To that end, it's a good idea in advance of the session to give your students a relatively small assignment (a practice exam or a paper outline) that simulates the format of your final assessment and prompts them to generate questions you can later address in the session. Here are some concrete ideas about how this process can unfold:

  • If your course concludes with a final exam, you might ask your students to complete a practice exam (by trying to answer questions without looking at the answer key) and grade themselves before coming to your review session. You can suggest that they note down the questions that come up as they take and grade their practice exam, and bring these questions to your review session. You can begin your review session by grouping students into breakout rooms of 2, 3, or 4 students in which each student can share their questions and answer their peers' questions where they can. You can then close all the breakout rooms and have a group discussion of the questions everyone discussed, answering any remaining questions they have.

  • If your final assignment is a paper, ask your students to develop a bullet-point outline (or storyboard) of their paper, and break them up in small groups during the review sessions to share each other's outlines. Provide your students with the final assignment prompt and grading rubric so they can see how each other’s outlines align with the goals of the assignment as they are reviewing and editing each other's work.

  • The Bok Center's ABLConnect website has many examples of lesson plans for interactive review sessions, including "Getting Students to Ask Up," and an example of "gamifying" review sessions, for example "Astro-Jeopardy." Look for more online-friendly activities on ABLConnect's "Going Digital" page.

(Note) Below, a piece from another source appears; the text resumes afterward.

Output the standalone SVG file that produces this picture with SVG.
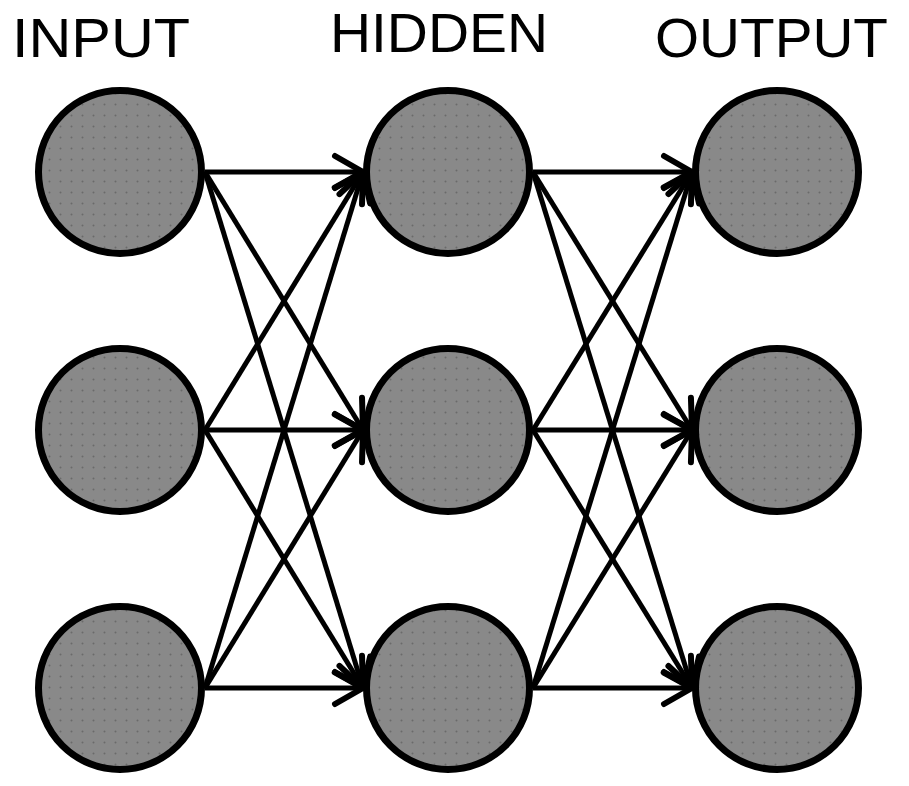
<svg xmlns="http://www.w3.org/2000/svg" width="909" height="786" viewBox="0 0 909 786">
<style>
.node{stroke:#000;stroke-width:7;fill:url(#dots)}
.lbl{font-family:"Liberation Sans",Arial,sans-serif;font-size:56px;fill:#000}
.edge{stroke:#000;stroke-width:5;fill:none;marker-end:url(#arr)}
</style>
<defs>
<pattern id="dots" width="11" height="11" patternUnits="userSpaceOnUse">
<rect width="11" height="11" fill="#898989"/>
<circle cx="5.5" cy="5.5" r="1" fill="#6a6a6a"/>
</pattern>
<marker id="arr" markerUnits="userSpaceOnUse" markerWidth="50" markerHeight="50" viewBox="-40 -25 50 50" refX="0" refY="0" orient="auto">
<path d="M-28,-16 L0,0 L-28,16" stroke="#000" stroke-width="6" stroke-linecap="round" stroke-linejoin="round" fill="none"/>
</marker>
</defs>
<rect width="909" height="786" fill="#fff"/>
<g id="labels">
<text class="lbl" x="12" y="57" textLength="178" lengthAdjust="spacingAndGlyphs">INPUT</text>
<text class="lbl" x="330" y="52" textLength="218" lengthAdjust="spacingAndGlyphs">HIDDEN</text>
<text class="lbl" x="655" y="57" textLength="233" lengthAdjust="spacingAndGlyphs">OUTPUT</text>
</g>
<g id="in1"><circle class="node" cx="120" cy="172" r="81.5"/></g>
<g id="in2"><circle class="node" cx="120" cy="430" r="81.5"/></g>
<g id="in3"><circle class="node" cx="120" cy="688" r="81.5"/></g>
<g id="h1"><circle class="node" cx="448" cy="172" r="81.5"/></g>
<g id="h2"><circle class="node" cx="448" cy="430" r="81.5"/></g>
<g id="h3"><circle class="node" cx="448" cy="688" r="81.5"/></g>
<g id="out1"><circle class="node" cx="777" cy="172" r="81.5"/></g>
<g id="out2"><circle class="node" cx="777" cy="430" r="81.5"/></g>
<g id="out3"><circle class="node" cx="777" cy="688" r="81.5"/></g>
<g id="connectors">
<line class="edge" x1="205" y1="172" x2="363" y2="172"/>
<line class="edge" x1="205" y1="172" x2="363" y2="430"/>
<line class="edge" x1="205" y1="172" x2="363" y2="688"/>
<line class="edge" x1="205" y1="430" x2="363" y2="172"/>
<line class="edge" x1="205" y1="430" x2="363" y2="430"/>
<line class="edge" x1="205" y1="430" x2="363" y2="688"/>
<line class="edge" x1="205" y1="688" x2="363" y2="172"/>
<line class="edge" x1="205" y1="688" x2="363" y2="430"/>
<line class="edge" x1="205" y1="688" x2="363" y2="688"/>
<line class="edge" x1="533" y1="172" x2="692" y2="172"/>
<line class="edge" x1="533" y1="172" x2="692" y2="430"/>
<line class="edge" x1="533" y1="172" x2="692" y2="688"/>
<line class="edge" x1="533" y1="430" x2="692" y2="172"/>
<line class="edge" x1="533" y1="430" x2="692" y2="430"/>
<line class="edge" x1="533" y1="430" x2="692" y2="688"/>
<line class="edge" x1="533" y1="688" x2="692" y2="172"/>
<line class="edge" x1="533" y1="688" x2="692" y2="430"/>
<line class="edge" x1="533" y1="688" x2="692" y2="688"/>
</g>
</svg>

To increase the accessibility of these review sessions: offer several such review sessions at different times, if possible, for students living in different time zones; record and post the review session on your Canvas page; and collect questions over email (or via a Canvas discussion board) from students who cannot attend and post answers to common questions after the review session. These review sessions also naturally apply retrieval practice (Carpenter et al., 2017) and interleaving, both of which consistently have been shown to improve student learning and critical thinking.

You also may wish to point students to the Academic Resource Center's (ARC) guidance for students about how to organize their time and set goals for themselves when studying, and their Tips and Tricks pages.